* start *

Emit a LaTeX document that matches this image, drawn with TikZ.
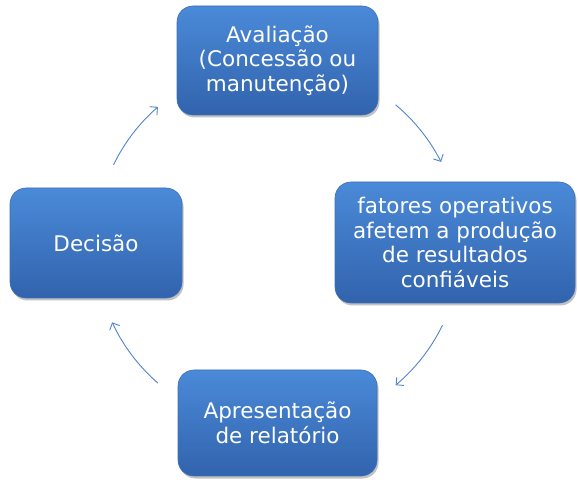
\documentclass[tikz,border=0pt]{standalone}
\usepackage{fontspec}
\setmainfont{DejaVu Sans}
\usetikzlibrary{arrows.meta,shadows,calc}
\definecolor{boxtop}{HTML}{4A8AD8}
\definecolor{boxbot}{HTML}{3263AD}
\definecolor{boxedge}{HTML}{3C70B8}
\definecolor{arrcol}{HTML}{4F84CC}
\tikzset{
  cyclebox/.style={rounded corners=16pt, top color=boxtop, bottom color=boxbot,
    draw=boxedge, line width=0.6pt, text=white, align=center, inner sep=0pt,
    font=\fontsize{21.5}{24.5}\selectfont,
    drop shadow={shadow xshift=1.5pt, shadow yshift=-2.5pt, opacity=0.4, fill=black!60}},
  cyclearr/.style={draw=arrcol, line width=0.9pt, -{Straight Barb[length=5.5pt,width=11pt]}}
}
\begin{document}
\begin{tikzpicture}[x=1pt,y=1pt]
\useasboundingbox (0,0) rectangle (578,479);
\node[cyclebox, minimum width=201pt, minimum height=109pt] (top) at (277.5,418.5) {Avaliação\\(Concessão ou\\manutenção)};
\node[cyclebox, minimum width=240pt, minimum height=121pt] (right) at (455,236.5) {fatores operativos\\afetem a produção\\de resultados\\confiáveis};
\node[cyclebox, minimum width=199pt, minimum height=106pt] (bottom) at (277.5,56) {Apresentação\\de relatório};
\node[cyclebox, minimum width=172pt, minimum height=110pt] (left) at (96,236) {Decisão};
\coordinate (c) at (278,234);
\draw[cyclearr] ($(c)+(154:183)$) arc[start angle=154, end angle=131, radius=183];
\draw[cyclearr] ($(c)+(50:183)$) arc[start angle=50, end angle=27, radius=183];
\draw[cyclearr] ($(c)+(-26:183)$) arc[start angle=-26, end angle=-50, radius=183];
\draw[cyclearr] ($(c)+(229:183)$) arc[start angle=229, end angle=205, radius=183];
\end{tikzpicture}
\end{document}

* end *
* start *

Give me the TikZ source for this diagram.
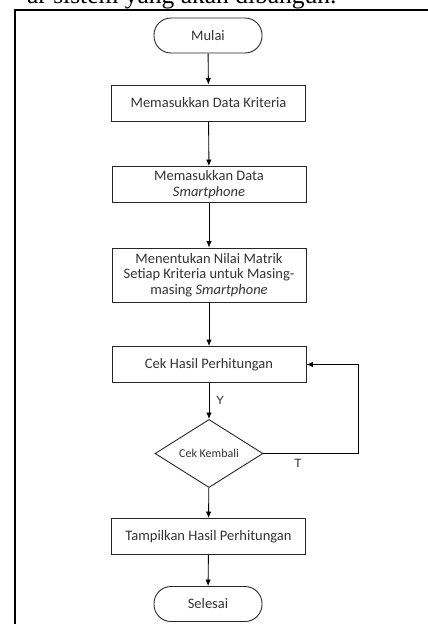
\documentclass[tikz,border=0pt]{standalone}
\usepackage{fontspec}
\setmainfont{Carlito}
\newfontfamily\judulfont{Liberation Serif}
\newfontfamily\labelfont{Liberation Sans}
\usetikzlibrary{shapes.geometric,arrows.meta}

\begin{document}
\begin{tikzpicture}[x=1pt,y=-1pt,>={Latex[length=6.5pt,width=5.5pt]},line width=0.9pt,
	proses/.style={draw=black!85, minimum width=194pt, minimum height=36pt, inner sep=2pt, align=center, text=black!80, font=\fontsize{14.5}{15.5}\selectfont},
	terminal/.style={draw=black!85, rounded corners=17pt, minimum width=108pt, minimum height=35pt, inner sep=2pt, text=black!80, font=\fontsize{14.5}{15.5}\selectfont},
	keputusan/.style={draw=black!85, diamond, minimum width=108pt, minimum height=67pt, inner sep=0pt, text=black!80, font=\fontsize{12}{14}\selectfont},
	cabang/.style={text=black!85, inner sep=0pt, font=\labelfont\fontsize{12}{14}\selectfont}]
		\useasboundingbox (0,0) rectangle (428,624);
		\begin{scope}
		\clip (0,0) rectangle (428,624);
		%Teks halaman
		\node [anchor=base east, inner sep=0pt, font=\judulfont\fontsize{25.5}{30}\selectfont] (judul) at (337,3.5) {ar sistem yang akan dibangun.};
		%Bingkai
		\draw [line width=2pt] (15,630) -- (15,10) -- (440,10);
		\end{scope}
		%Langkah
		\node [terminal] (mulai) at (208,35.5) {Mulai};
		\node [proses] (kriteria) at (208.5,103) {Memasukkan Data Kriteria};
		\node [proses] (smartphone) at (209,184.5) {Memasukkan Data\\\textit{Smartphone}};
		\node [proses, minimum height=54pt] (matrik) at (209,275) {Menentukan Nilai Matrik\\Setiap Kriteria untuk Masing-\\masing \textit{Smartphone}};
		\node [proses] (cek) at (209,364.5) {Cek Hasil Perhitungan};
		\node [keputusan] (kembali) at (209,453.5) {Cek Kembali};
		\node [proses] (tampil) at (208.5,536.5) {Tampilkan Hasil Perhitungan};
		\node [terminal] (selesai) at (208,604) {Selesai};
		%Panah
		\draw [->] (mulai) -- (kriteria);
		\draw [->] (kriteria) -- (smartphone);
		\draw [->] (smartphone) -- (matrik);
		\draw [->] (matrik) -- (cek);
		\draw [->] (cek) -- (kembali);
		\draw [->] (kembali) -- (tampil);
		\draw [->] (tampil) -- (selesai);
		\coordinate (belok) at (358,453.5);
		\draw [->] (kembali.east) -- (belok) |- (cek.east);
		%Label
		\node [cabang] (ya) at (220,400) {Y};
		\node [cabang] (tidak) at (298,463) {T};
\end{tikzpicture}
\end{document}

* end *

- _Stated problem_
Copy every line in the entries above that has the string "this" in it.

- _Reply_
Emit a LaTeX document that matches this image, drawn with TikZ.
Give me the TikZ source for this diagram.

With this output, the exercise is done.